Monday, October 17, 2011

“Following on that, there is frustration now I believe with the efforts by some to roll back the protections the president fought so hard to put into place through the Wall Street reform act that was passed and signed into law.”

In the two key swing states, Obama will seek to reconfigure his 2008 coalition of young voters, educated middle-class voters and minorities for his bruising campaign to keep the White House for another four years.

Obama found support from those turning out to hear him.

“We’re still behind him. He’s doing all he can do.

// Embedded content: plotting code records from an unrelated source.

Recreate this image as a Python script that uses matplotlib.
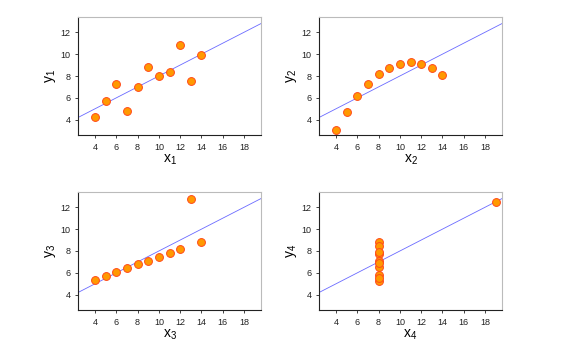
import numpy as np
import matplotlib
matplotlib.use('Agg')
import matplotlib.pyplot as plt

plt.rcParams['font.family'] = ['Liberation Sans', 'DejaVu Sans']
plt.rcParams['mathtext.fontset'] = 'custom'
plt.rcParams['mathtext.rm'] = 'Liberation Sans'
plt.rcParams['mathtext.it'] = 'Liberation Sans'

# Anscombe's quartet
x123 = [10, 8, 13, 9, 11, 14, 6, 4, 12, 7, 5]
y1 = [8.04, 6.95, 7.58, 8.81, 8.33, 9.96, 7.24, 4.26, 10.84, 4.82, 5.68]
y2 = [9.14, 8.14, 8.74, 8.77, 9.26, 8.10, 6.13, 3.10, 9.13, 7.26, 4.74]
y3 = [7.46, 6.77, 12.74, 7.11, 7.81, 8.84, 6.08, 5.39, 8.15, 6.42, 5.73]
x4 = [8, 8, 8, 8, 8, 8, 8, 19, 8, 8, 8]
y4 = [6.58, 5.76, 7.71, 8.84, 8.47, 7.04, 5.25, 12.50, 5.56, 7.91, 6.89]

# fit line y = 3 + 0.5 x
intercept, slope = 3.0, 0.5

datasets = [(x123, y1), (x123, y2), (x123, y3), (x4, y4)]
# axes positions in pixels: left, top
pos = [(78, 17), (319, 17), (78, 192), (319, 192)]
W, H = 575, 348
aw, ah = 183, 118

fig = plt.figure(figsize=(W / 100, H / 100), dpi=100)

for i, ((xs, ys), (l, t)) in enumerate(zip(datasets, pos)):
    ax = fig.add_axes([l / W, 1 - (t + ah) / H, aw / W, ah / H])
    ax.set_xlim(2.4, 19.6)
    ax.set_ylim(2.6, 13.4)
    lx = np.array([2.4, 19.6])
    ax.plot(lx, intercept + slope * lx, color='#6a6aff', lw=0.6, zorder=1)
    ax.scatter(xs, ys, s=32, facecolor='#ff9900', edgecolor='#ff4a1a',
               linewidth=0.7, zorder=2)
    ax.set_xticks(range(4, 20, 2))
    ax.set_yticks(range(4, 14, 2))
    ax.tick_params(labelsize=6.5, length=2.5, width=0.6, direction='out',
                   colors='#222222', pad=3)
    for s in ['left', 'bottom']:
        ax.spines[s].set_color('#222222')
        ax.spines[s].set_linewidth(0.8)
    for s in ['top', 'right']:
        ax.spines[s].set_color('#bbbbbb')
        ax.spines[s].set_linewidth(0.8)
    n = i + 1
    ax.set_xlabel(f'x$_{n}$', fontsize=10, labelpad=1)
    ax.set_ylabel(f'y$_{n}$', fontsize=10, labelpad=2)

fig.savefig('out.png', dpi=100)
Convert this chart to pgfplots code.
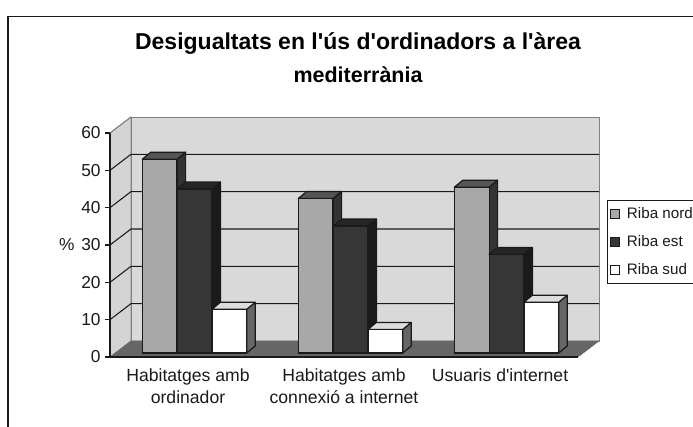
\documentclass[border=0pt]{standalone}
\usepackage{pgfplots}
\pgfplotsset{compat=1.18}
\usepackage{fontspec}
\setmainfont{Liberation Sans}[Ligatures=TeXOff]
\definecolor{wall}{HTML}{D9D9D9}
\definecolor{sidewall}{HTML}{D4D4D4}
\definecolor{floorc}{HTML}{666666}
\definecolor{nordf}{HTML}{A8A8A8}
\definecolor{nords}{HTML}{333333}
\definecolor{nordt}{HTML}{555555}
\definecolor{estf}{HTML}{363636}
\definecolor{ests}{HTML}{1A1A1A}
\definecolor{estt}{HTML}{262626}
\definecolor{sudf}{HTML}{FFFFFF}
\definecolor{suds}{HTML}{666666}
\definecolor{sudt}{HTML}{DDDDDD}
\definecolor{ink}{HTML}{1A1A1A}
% side and top faces of one bar: centre x, value, side colour, top colour
\newcommand\barfaces[4]{%
  \pgfmathsetmacro\bL{#1-0.11155}%
  \pgfmathsetmacro\bR{#1+0.11155}%
  \pgfmathsetmacro\bLL{\bL+0.0545}%
  \pgfmathsetmacro\bRR{\bR+0.0545}%
  \pgfmathsetmacro\bT{#2+1.875}%
  \edef\tmp{%
    \noexpand\addplot[forget plot,fill=#3,draw=ink,line width=0.9pt,line join=round] coordinates {(\bR,0) (\bRR,1.875) (\bRR,\bT) (\bR,#2)} -- cycle;
    \noexpand\addplot[forget plot,fill=#4,draw=ink,line width=0.9pt,line join=round] coordinates {(\bL,#2) (\bLL,\bT) (\bRR,\bT) (\bR,#2)} -- cycle;
  }\tmp
}
\begin{document}
\begin{tikzpicture}
\path[use as bounding box] (0pt,0pt) rectangle (519.75pt,320.25pt);
\draw[ink,line width=0.9pt] (6pt,-20pt) rectangle (560pt,308pt);
\begin{axis}[
  name=walls, at={(82.5pt,52.5pt)}, anchor=south west,
  scale only axis, width=351pt, height=168pt,
  xmin=0, xmax=3, ymin=0, ymax=60,
  clip=false, axis on top,
  axis lines*=left, axis line style={-,ink,line width=0.9pt},
  tick align=outside, major tick length=3.5pt,
  tick style={ink,line width=0.9pt},
  ytick={0,10,20,30,40,50,60},
  xtick={0.5,1.5,2.5},
  xticklabels={Habitatges amb\\ordinador,Habitatges amb\\connexió a internet,Usuaris d'internet},
  xtick style={draw=none},
  extra x ticks={0,1,2,3}, extra x tick labels={},
  extra x tick style={tick style={draw=ink,line width=0.9pt}},
  xticklabel style={align=center,font=\fontsize{13.2}{16.5}\selectfont,text=ink,yshift=-1.5pt},
  yticklabel style={font=\fontsize{13}{15}\selectfont,text=ink},
  /pgf/number format/assume math mode=true,
  ylabel={\%}, ylabel style={rotate=-90,font=\fontsize{13}{15}\selectfont,text=ink,at={(axis description cs:-0.092,0.5)},anchor=center},
  title style={at={(axis description cs:0.53,1.3)},anchor=center,align=center,text=black},
  title={{\fontsize{17.25}{24}\selectfont\bfseries Desigualtats en l'ús d'ordinadors a l'àrea}\\[8pt]{\fontsize{16.1}{24}\selectfont\bfseries mediterrània}},
]
\addplot[forget plot,fill=sidewall,draw=gray] coordinates {(0,0) (0.1346,4.286) (0.1346,64.286) (0,60)} -- cycle;
\addplot[forget plot,fill=wall,draw=gray] coordinates {(0.1346,4.286) (3.1346,4.286) (3.1346,64.286) (0.1346,64.286)} -- cycle;
\addplot[forget plot,fill=floorc,draw=floorc] coordinates {(0,0) (0.1346,4.286) (3.1346,4.286) (3,0)} -- cycle;
\addplot[forget plot,draw=ink,line width=0.8pt] coordinates {(0,10) (0.1346,14.286) (3.1346,14.286)};
\addplot[forget plot,draw=ink,line width=0.8pt] coordinates {(0,20) (0.1346,24.286) (3.1346,24.286)};
\addplot[forget plot,draw=ink,line width=0.8pt] coordinates {(0,30) (0.1346,34.286) (3.1346,34.286)};
\addplot[forget plot,draw=ink,line width=0.8pt] coordinates {(0,40) (0.1346,44.286) (3.1346,44.286)};
\addplot[forget plot,draw=ink,line width=0.8pt] coordinates {(0,50) (0.1346,54.286) (3.1346,54.286)};
\addplot[forget plot,draw=gray,line width=0.8pt] coordinates {(0,60) (0.1346,64.286)};
\end{axis}
\begin{axis}[
  at={(87.375pt,55.5pt)}, anchor=south west,
  scale only axis, width=351pt, height=168pt,
  xmin=0, xmax=3, ymin=0, ymax=60,
  clip=false, hide axis,
  legend cell align=left,
  legend style={at={(axis cs:3.142,41)},anchor=north west,draw=ink,line width=0.9pt,fill=white,
    font=\fontsize{11.4}{14}\selectfont,text=ink,inner xsep=2pt,inner ysep=3pt,
    row sep=7.5pt, /tikz/every odd column/.append style={column sep=3pt}},
  legend image code/.code={\draw[#1,line width=0.8pt] (0pt,-3.4pt) rectangle (7pt,3.4pt);},
]
% Riba nord
\barfaces{0.27690}{51.9}{nords}{nordt}
\barfaces{1.27690}{41.4}{nords}{nordt}
\barfaces{2.27690}{44.4}{nords}{nordt}
\addplot[ybar,bar width=26.1pt,bar shift=0pt,fill=nordf,draw=ink,line width=0.9pt] coordinates {(0.2769,51.9) (1.2769,41.4) (2.2769,44.4)};
\addlegendentry{Riba nord}
% Riba est
\barfaces{0.5}{43.9}{ests}{estt}
\barfaces{1.5}{34.0}{ests}{estt}
\barfaces{2.5}{26.4}{ests}{estt}
\addplot[ybar,bar width=26.1pt,bar shift=0pt,fill=estf,draw=ink,line width=0.9pt] coordinates {(0.5,43.9) (1.5,34.0) (2.5,26.4)};
\addlegendentry{Riba est}
% Riba sud
\barfaces{0.72310}{11.7}{suds}{sudt}
\barfaces{1.72310}{6.3}{suds}{sudt}
\barfaces{2.72310}{13.6}{suds}{sudt}
\addplot[ybar,bar width=26.1pt,bar shift=0pt,fill=sudf,draw=ink,line width=0.9pt] coordinates {(0.7231,11.7) (1.7231,6.3) (2.7231,13.6)};
\addlegendentry{Riba sud}
\end{axis}
\end{tikzpicture}
\end{document}
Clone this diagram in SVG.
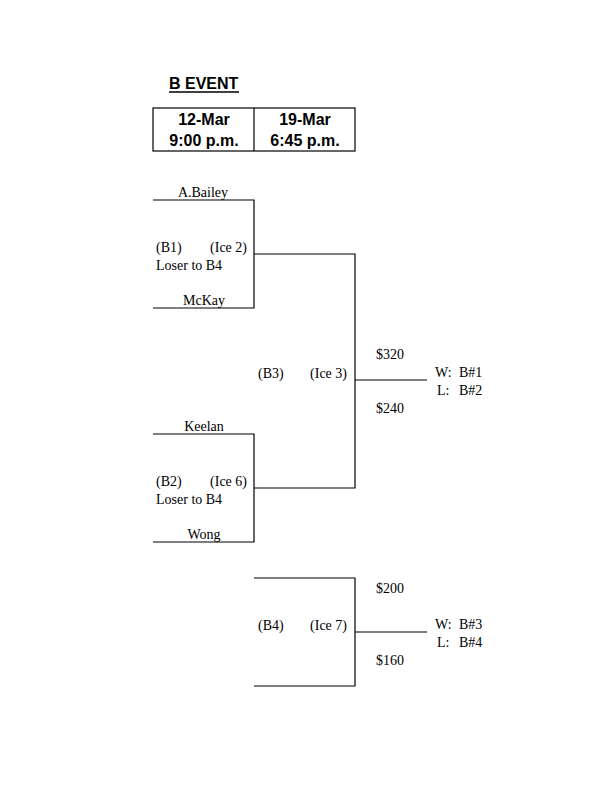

He just needs somebody out here to work with him,” said Margaret Swain, 51, an assistant at an elementary school.

But Swain, who was among a crowd gathered at the airport to hear Obama speak against a backdrop of autumn foliage in the Blue Ridge Mountains, acknowledged concerns over the economic hard times, and the need for jobs.

“We need more and more, something that pays decent wages to get people back to work, so they can spend the money to get the economy going back,” she told AFP.

Riding in a specially equipped armored bus, Obama will make stops at schools, training centers, and fire stations, aiming to drum up public support to get the measure, or portions of it, through Congress.

Obama economic adviser Jason Furman said the administration is hoping for the measure to pass “piece by piece,” and added: “There is no other plan out there that would have an immediate impact on jobs according to any independent economic forecaster.”

They hope to force Republicans into tough votes that will see the party’s lawmakers facing the prospect of voting against extending payroll taxes, tax hikes for the rich and money to help war veterans find work.

But Mitt Romney, one of the front-runners for the Republican presidential nomination, criticized the Obama effort as “The Magical Misery Tour” and said the trip is more about politics than economics.

“Under President Obama, North Carolina has shed more than 125,000 jobs and is suffering from double-digit unemployment,” the Romney campaign said in a statement.